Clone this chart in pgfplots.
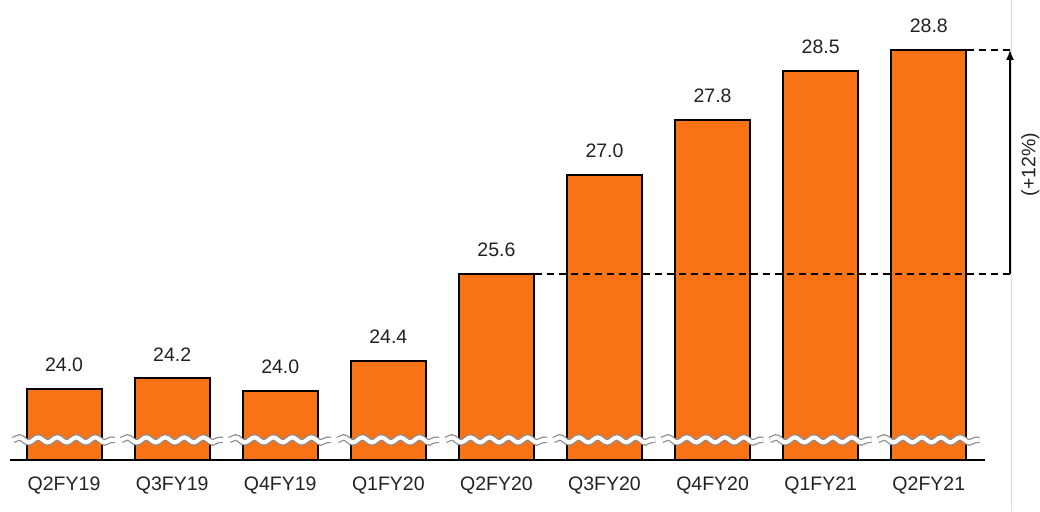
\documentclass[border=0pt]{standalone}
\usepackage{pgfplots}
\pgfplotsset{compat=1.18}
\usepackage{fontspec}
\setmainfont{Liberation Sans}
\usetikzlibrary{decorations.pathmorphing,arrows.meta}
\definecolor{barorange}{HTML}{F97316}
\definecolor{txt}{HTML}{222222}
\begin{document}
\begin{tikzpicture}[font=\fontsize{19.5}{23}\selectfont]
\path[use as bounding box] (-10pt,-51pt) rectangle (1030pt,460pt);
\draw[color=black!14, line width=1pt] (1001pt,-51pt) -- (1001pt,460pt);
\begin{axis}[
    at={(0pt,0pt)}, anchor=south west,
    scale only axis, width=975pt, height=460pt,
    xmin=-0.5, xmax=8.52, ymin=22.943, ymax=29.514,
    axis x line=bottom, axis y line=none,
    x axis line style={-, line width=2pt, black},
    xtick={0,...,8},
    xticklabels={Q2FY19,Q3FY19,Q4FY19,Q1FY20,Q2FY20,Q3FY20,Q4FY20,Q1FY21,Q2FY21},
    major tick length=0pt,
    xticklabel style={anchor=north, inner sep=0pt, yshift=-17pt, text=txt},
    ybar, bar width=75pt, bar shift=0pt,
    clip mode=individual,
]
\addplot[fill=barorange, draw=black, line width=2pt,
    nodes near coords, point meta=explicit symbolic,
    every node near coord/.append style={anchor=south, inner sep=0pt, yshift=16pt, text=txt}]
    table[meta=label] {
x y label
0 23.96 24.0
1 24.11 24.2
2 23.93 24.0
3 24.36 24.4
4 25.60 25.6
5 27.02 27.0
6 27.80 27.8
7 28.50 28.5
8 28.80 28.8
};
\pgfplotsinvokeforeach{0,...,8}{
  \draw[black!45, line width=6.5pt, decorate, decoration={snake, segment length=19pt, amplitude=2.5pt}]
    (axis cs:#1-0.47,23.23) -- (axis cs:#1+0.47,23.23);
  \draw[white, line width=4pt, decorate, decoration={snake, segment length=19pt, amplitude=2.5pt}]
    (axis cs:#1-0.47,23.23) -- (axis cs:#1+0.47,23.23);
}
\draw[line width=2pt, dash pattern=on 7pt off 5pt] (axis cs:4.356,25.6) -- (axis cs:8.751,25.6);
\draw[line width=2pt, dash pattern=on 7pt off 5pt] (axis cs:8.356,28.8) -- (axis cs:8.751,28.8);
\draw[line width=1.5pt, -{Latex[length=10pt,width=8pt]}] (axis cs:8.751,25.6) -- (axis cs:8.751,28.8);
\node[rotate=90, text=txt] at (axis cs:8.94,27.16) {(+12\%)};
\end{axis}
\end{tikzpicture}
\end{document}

PROBLEM REQUIREMENTS
Your copy of the data above should match it exactly, except that pictures are left out.

REPLY TO THE EXERCISE
Clone this chart in pgfplots.
\documentclass[border=0pt]{standalone}
\usepackage{pgfplots}
\pgfplotsset{compat=1.18}
\usepackage{fontspec}
\setmainfont{Liberation Sans}
\usetikzlibrary{decorations.pathmorphing,arrows.meta}
\definecolor{barorange}{HTML}{F97316}
\definecolor{txt}{HTML}{222222}
\begin{document}
\begin{tikzpicture}[font=\fontsize{19.5}{23}\selectfont]
\path[use as bounding box] (-10pt,-51pt) rectangle (1030pt,460pt);
\draw[color=black!14, line width=1pt] (1001pt,-51pt) -- (1001pt,460pt);
\begin{axis}[
    at={(0pt,0pt)}, anchor=south west,
    scale only axis, width=975pt, height=460pt,
    xmin=-0.5, xmax=8.52, ymin=22.943, ymax=29.514,
    axis x line=bottom, axis y line=none,
    x axis line style={-, line width=2pt, black},
    xtick={0,...,8},
    xticklabels={Q2FY19,Q3FY19,Q4FY19,Q1FY20,Q2FY20,Q3FY20,Q4FY20,Q1FY21,Q2FY21},
    major tick length=0pt,
    xticklabel style={anchor=north, inner sep=0pt, yshift=-17pt, text=txt},
    ybar, bar width=75pt, bar shift=0pt,
    clip mode=individual,
]
\addplot[fill=barorange, draw=black, line width=2pt,
    nodes near coords, point meta=explicit symbolic,
    every node near coord/.append style={anchor=south, inner sep=0pt, yshift=16pt, text=txt}]
    table[meta=label] {
x y label
0 23.96 24.0
1 24.11 24.2
2 23.93 24.0
3 24.36 24.4
4 25.60 25.6
5 27.02 27.0
6 27.80 27.8
7 28.50 28.5
8 28.80 28.8
};
\pgfplotsinvokeforeach{0,...,8}{
  \draw[black!45, line width=6.5pt, decorate, decoration={snake, segment length=19pt, amplitude=2.5pt}]
    (axis cs:#1-0.47,23.23) -- (axis cs:#1+0.47,23.23);
  \draw[white, line width=4pt, decorate, decoration={snake, segment length=19pt, amplitude=2.5pt}]
    (axis cs:#1-0.47,23.23) -- (axis cs:#1+0.47,23.23);
}
\draw[line width=2pt, dash pattern=on 7pt off 5pt] (axis cs:4.356,25.6) -- (axis cs:8.751,25.6);
\draw[line width=2pt, dash pattern=on 7pt off 5pt] (axis cs:8.356,28.8) -- (axis cs:8.751,28.8);
\draw[line width=1.5pt, -{Latex[length=10pt,width=8pt]}] (axis cs:8.751,25.6) -- (axis cs:8.751,28.8);
\node[rotate=90, text=txt] at (axis cs:8.94,27.16) {(+12\%)};
\end{axis}
\end{tikzpicture}
\end{document}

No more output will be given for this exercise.